Conditions in the banking industry seemed to be divided by customer segment in the early part of the year--with standards being tightened on the consumer side and eased on the business side. Most banks contacted reported that consumer demand remained strong but year-over-year gains in lending were smaller than previous months as a result of tightening standards. One banker noted that approval rates on consumer loans had dropped from 50 percent late last year to 20 percent so far this year. One large bank noted a switch by consumers to home equity loans that seemed to be driven by debt consolidation. Growth in business loans was reported by most bankers to be greater than on the consumer side. While most bankers indicated that industrial loans were primarily driven by equipment purchases, one stated that high production volumes were pushing some manufacturers to seek working capital loans. However, a small bank noted a drop-off in merger and acquisition loans since the beginning of the year. While one small bank reported strong C&I loan demand, growth had slowed in recent months largely because their two largest customers had pulled back their borrowing. Several bankers attributed some of the slowdown in their business lending to the emergence of alternative sources of funds. Virtually every bank contacted indicated that fierce competition was causing margins to narrow and concessions to be given in order to make business loans.

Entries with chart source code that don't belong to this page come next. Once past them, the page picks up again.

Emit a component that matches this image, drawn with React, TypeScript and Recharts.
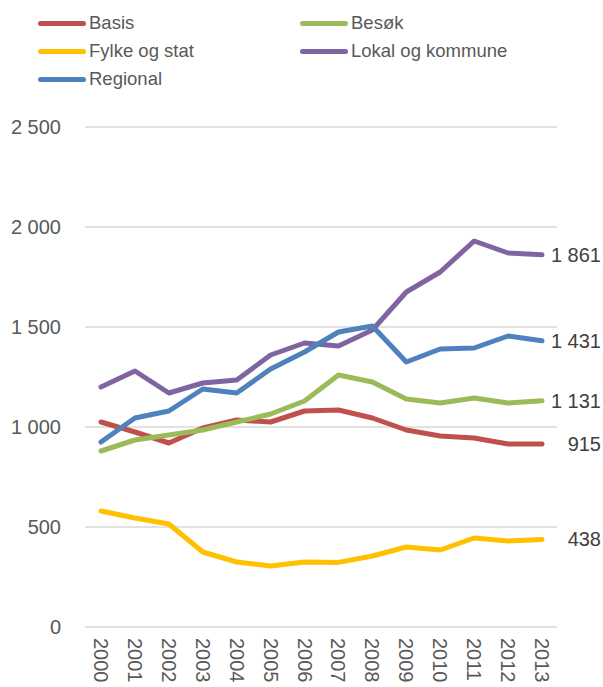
import * as React from "react"
import { LineChart, Line, XAxis, YAxis, CartesianGrid, Legend, LabelList } from "recharts"

// Kategorier og verdier lest av figuren
const years = ["2000", "2001", "2002", "2003", "2004", "2005", "2006", "2007", "2008", "2009", "2010", "2011", "2012", "2013"]
const basis = [1025, 975, 920, 995, 1035, 1025, 1080, 1085, 1045, 985, 955, 945, 915, 915]
const besok = [880, 935, 960, 985, 1025, 1065, 1130, 1260, 1225, 1140, 1120, 1145, 1120, 1131]
const fylke = [580, 545, 515, 375, 325, 305, 325, 323, 355, 400, 385, 445, 430, 438]
const lokal = [1200, 1280, 1170, 1220, 1235, 1360, 1420, 1405, 1485, 1675, 1775, 1930, 1870, 1861]
const regional = [925, 1045, 1080, 1190, 1170, 1290, 1375, 1475, 1505, 1325, 1390, 1395, 1455, 1431]
const yTicks = [0, 500, 1000, 1500, 2000, 2500]

const SERIES = [
  { key: "basis", name: "Basis", color: "#C0504D" },
  { key: "besok", name: "Besøk", color: "#9BBB59" },
  { key: "fylke", name: "Fylke og stat", color: "#FFC000" },
  { key: "lokal", name: "Lokal og kommune", color: "#8064A2" },
  { key: "regional", name: "Regional", color: "#4F81BD" },
]

const data = years.map((year, i) => ({
  year,
  basis: basis[i],
  besok: besok[i],
  fylke: fylke[i],
  lokal: lokal[i],
  regional: regional[i],
}))

const FONT = "'Liberation Sans', Arial, sans-serif"
const TEXT = "#595959"

// siden skal ikke rulle: fjern standardmarg
document.body.style.margin = "0"
document.body.style.overflow = "hidden"

// tusenskille med mellomrom, som i originalen
const fmt = (v: number) => String(v).replace(/\B(?=(\d{3})+(?!\d))/g, " ")

function LegendBox() {
  return (
    <div style={{ position: "relative", width: 603, height: 127, fontFamily: FONT, fontSize: 18.5, color: TEXT }}>
      {SERIES.map((s, i) => {
        const col = i % 2
        const row = Math.floor(i / 2)
        return (
          <div
            key={s.key}
            style={{ position: "absolute", left: col === 0 ? 38 : 300, top: 10 + row * 28, height: 26, display: "flex", alignItems: "center" }}
          >
            <span style={{ display: "inline-block", width: 48, height: 5, borderRadius: 3, background: s.color, marginRight: 3 }} />
            <span>{s.name}</span>
          </div>
        )
      })}
    </div>
  )
}

function YearTick(props: any) {
  const { x, y, payload } = props
  return (
    <text x={x} y={y} transform={`rotate(90, ${x}, ${y})`} dx={3} dy={7} textAnchor="start" fontSize={20} fill={TEXT} fontFamily={FONT}>
      {payload.value}
    </text>
  )
}

function EndLabel(props: any) {
  const { x, y, value, index } = props
  if (index !== years.length - 1) return null
  return (
    <text x={x + 59} y={y} dy={7} textAnchor="end" fontSize={20} fill="#404040" fontFamily={FONT}>
      {fmt(value)}
    </text>
  )
}

export default function App() {
  return (
    <div style={{ width: 603, height: 687 }}>
      <LineChart width={603} height={687} data={data} margin={{ top: 0, right: 46, bottom: 0, left: 0 }}>
        <CartesianGrid vertical={false} stroke="#d9d9d9" strokeWidth={1.5} />
        <XAxis
          dataKey="year"
          axisLine={false}
          tickLine={false}
          tick={<YearTick />}
          height={60}
          interval={0}
          padding={{ left: 16, right: 15 }}
        />
        <YAxis
          domain={[0, 2500]}
          ticks={yTicks}
          width={85}
          axisLine={false}
          tickLine={false}
          tickMargin={18}
          tickFormatter={fmt}
          tick={{ fontSize: 20, fill: TEXT, fontFamily: FONT }}
        />
        <Legend verticalAlign="top" align="left" wrapperStyle={{ left: 0, top: 0 }} content={() => <LegendBox />} />
        {SERIES.map((s) => (
          <Line
            key={s.key}
            type="linear"
            dataKey={s.key}
            name={s.name}
            stroke={s.color}
            strokeWidth={5}
            strokeLinecap="round"
            strokeLinejoin="round"
            dot={false}
            activeDot={false}
            isAnimationActive={false}
          >
            <LabelList dataKey={s.key} content={<EndLabel />} />
          </Line>
        ))}
      </LineChart>
    </div>
  )
}
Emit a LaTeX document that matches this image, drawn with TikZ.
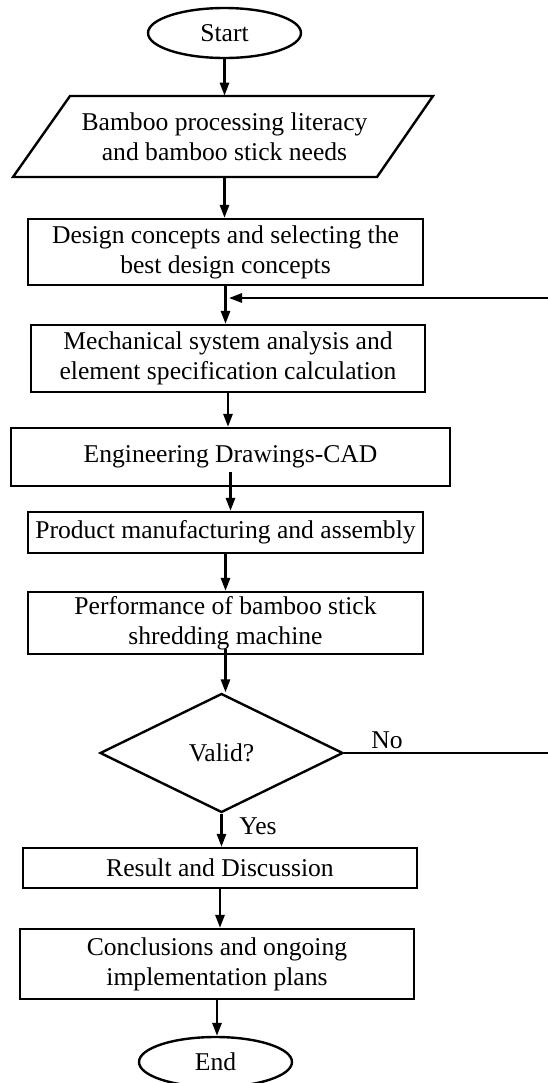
\documentclass[tikz,border=0pt]{standalone}
\usepackage{fontspec}
\setmainfont{Liberation Serif}
\usetikzlibrary{shapes.geometric,arrows.meta}
\newcommand{\flowfont}{\fontsize{12.8}{15}\selectfont}
\tikzset{
	block/.style={draw, line width=1.2pt, rectangle, inner sep=0pt, align=center, font=\flowfont},
	term/.style={draw, line width=1.2pt, ellipse, inner sep=0pt, minimum width=76.5pt, minimum height=25pt, font=\flowfont},
	decide/.style={draw, line width=1.2pt, diamond, inner sep=0pt, minimum width=121.5pt, minimum height=59.5pt, font=\flowfont},
	flow/.style={line width=1.2pt, -{Triangle[length=6.5pt,width=4.6pt]}},
	tag/.style={inner sep=0pt, font=\flowfont},
}

\begin{document}
\begin{tikzpicture}[x=0.5pt, y=-0.5pt]
			%%%%% START %%%%%
			\useasboundingbox (0, 0) rectangle (547, 1083);
			
			\node[term] (start) at (224.5, 33) {Start};
			
			\draw[line width=1.2pt] (70, 96) -- (433, 96) -- (377, 177) -- (13, 177) -- cycle;
			\node[align=center, inner sep=0pt, minimum height=40.5pt, font=\flowfont] (need) at (224.5, 136.5) {Bamboo processing literacy\\and bamboo stick needs};
			
			\node[block, minimum width=197.5pt, minimum height=33pt] (design) at (225.5, 252) {Design concepts and selecting the\\best design concepts};
			\node[block, minimum width=197pt, minimum height=33.5pt] (mech) at (228, 358.5) {Mechanical system analysis and\\element specification calculation};
			\node[block, minimum width=219.5pt, minimum height=29pt] (cad) at (230.5, 457) {Engineering Drawings-CAD};
			\node[block, minimum width=197.5pt, minimum height=20.5pt] (manuf) at (225.5, 532.5) {Product manufacturing and assembly};
			\node[block, minimum width=197.5pt, minimum height=31pt] (perf) at (225.5, 623) {Performance of bamboo stick\\shredding machine};
			
			\node[decide] (valid) at (221.5, 753) {Valid?};
			
			\node[block, minimum width=197pt, minimum height=20pt] (result) at (220, 868) {Result and Discussion};
			\node[block, minimum width=197pt, minimum height=35pt] (concl) at (217, 964) {Conclusions and ongoing\\implementation plans};
			\node[term] (end) at (215.5, 1062) {End};
			
			\draw[flow] (start.south) -- (start.south |- need.north);
			\draw[flow] (need.south) -- (need.south |- design.north);
			\draw[flow] (design.south) -- (design.south |- mech.north);
			\draw[flow] (mech.south) -- (mech.south |- cad.north);
			\draw[flow] ([yshift=7.5pt]cad.south) -- (cad.south |- manuf.north);
			\draw[flow] (manuf.south) -- (manuf.south |- perf.north);
			\draw[flow] ([yshift=3pt]perf.south) -- (perf.south |- valid.north);
			\draw[flow] (valid.south) -- (valid.south |- result.north);
			\draw[flow] (result.south) -- (result.south |- concl.north);
			\draw[flow] (concl.south) -- (concl.south |- end.north);
			
			% loop back when not valid
			\coordinate (edge) at (549, 753);
			\coordinate (back) at (229, 298);
			\draw[flow] (valid.east) -- (edge) |- (back);
			
			\node[tag] (no) at (387, 740) {No};
			\node[tag] (yes) at (258, 826) {Yes};
			
			%%%%% END %%%%%
\end{tikzpicture}
\end{document}
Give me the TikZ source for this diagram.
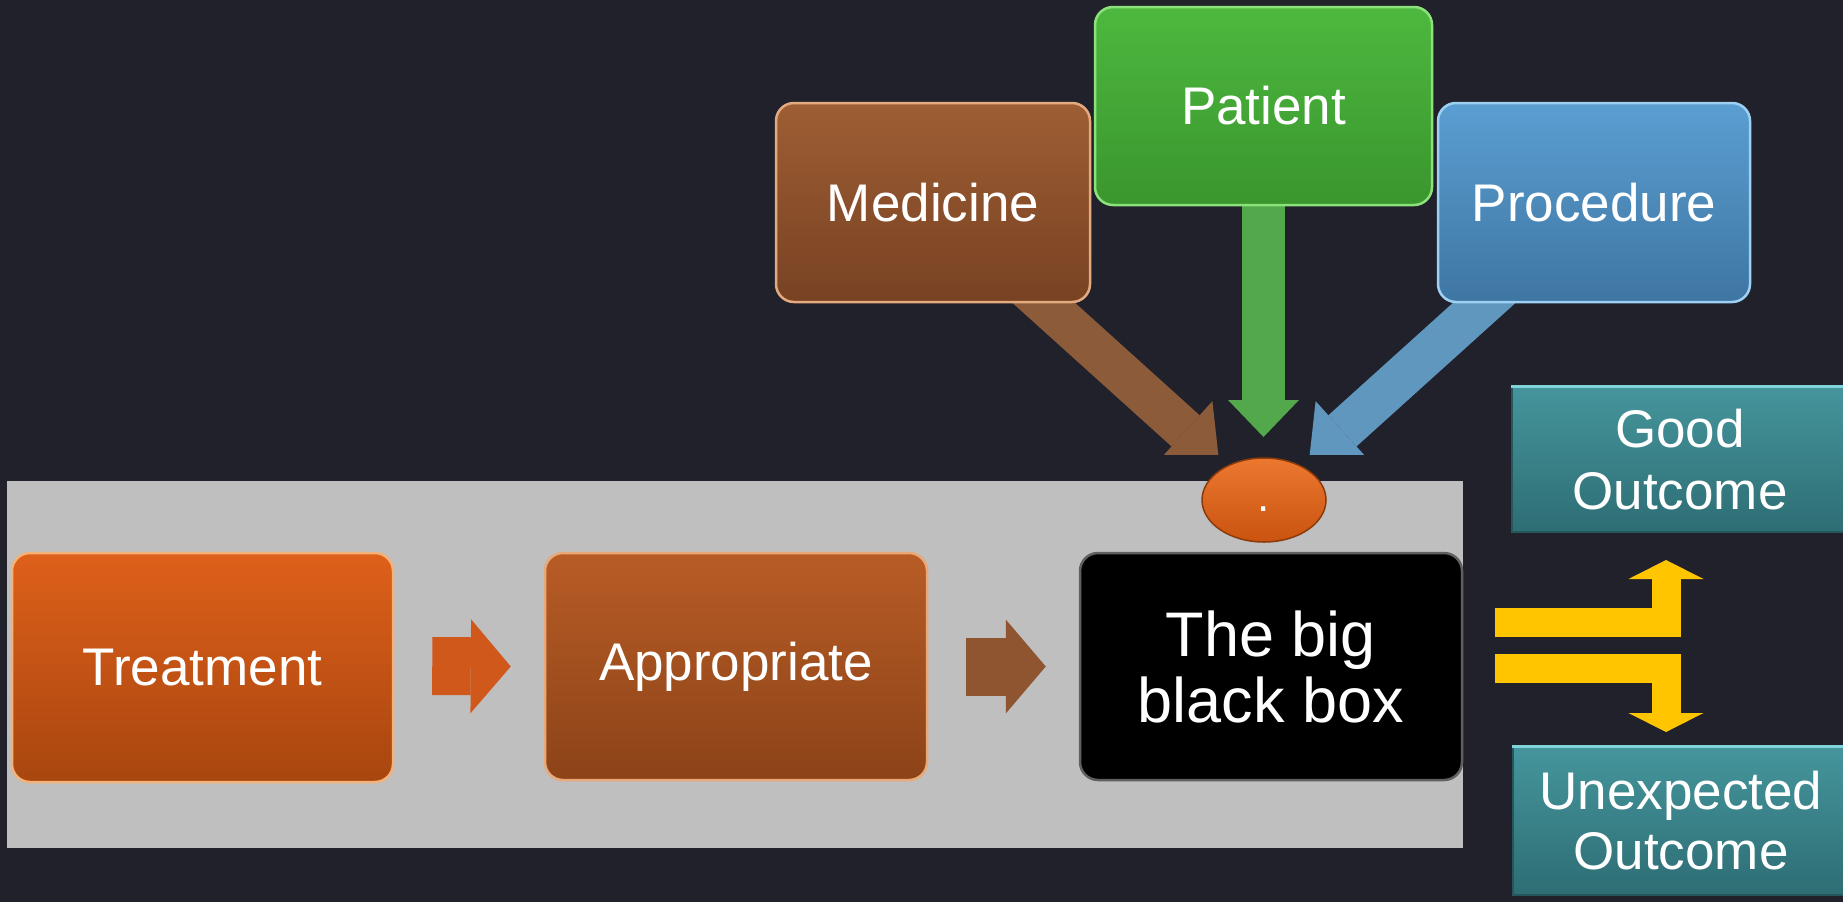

The District’s labor markets changed little since our last report, remaining very tight with total employment growth lagging that of the nation. Respondents to purchasing managers’ surveys from around the District suggest that the slow decline in manufacturing employment continued through the first two months of 1997. Several contacts indicated that the tight labor markets may be restraining the region’s economic expansion. The average unemployment rate in the five District states ended the year at a seasonally adjusted 4.2 percent and there is no evidence suggesting any significant slackening in the labor markets in January or February. Shortages persisted in the technical fields (engineering and information technology) and one contact reported that building contractors in Michigan had resorted to recruiting at competitors’ construction sites. Several contacts indicated that the upward pressure on wages noted in our last report had persisted. While wage pressures were reported to be broad-based across occupations, they were most severe at the upper end of the wage scale. One contact at a national staffing firm argued that any wage gains were being offset by increased productivity. Moreover, there were no reports of any discernible movement in prices as a result of labor cost increases.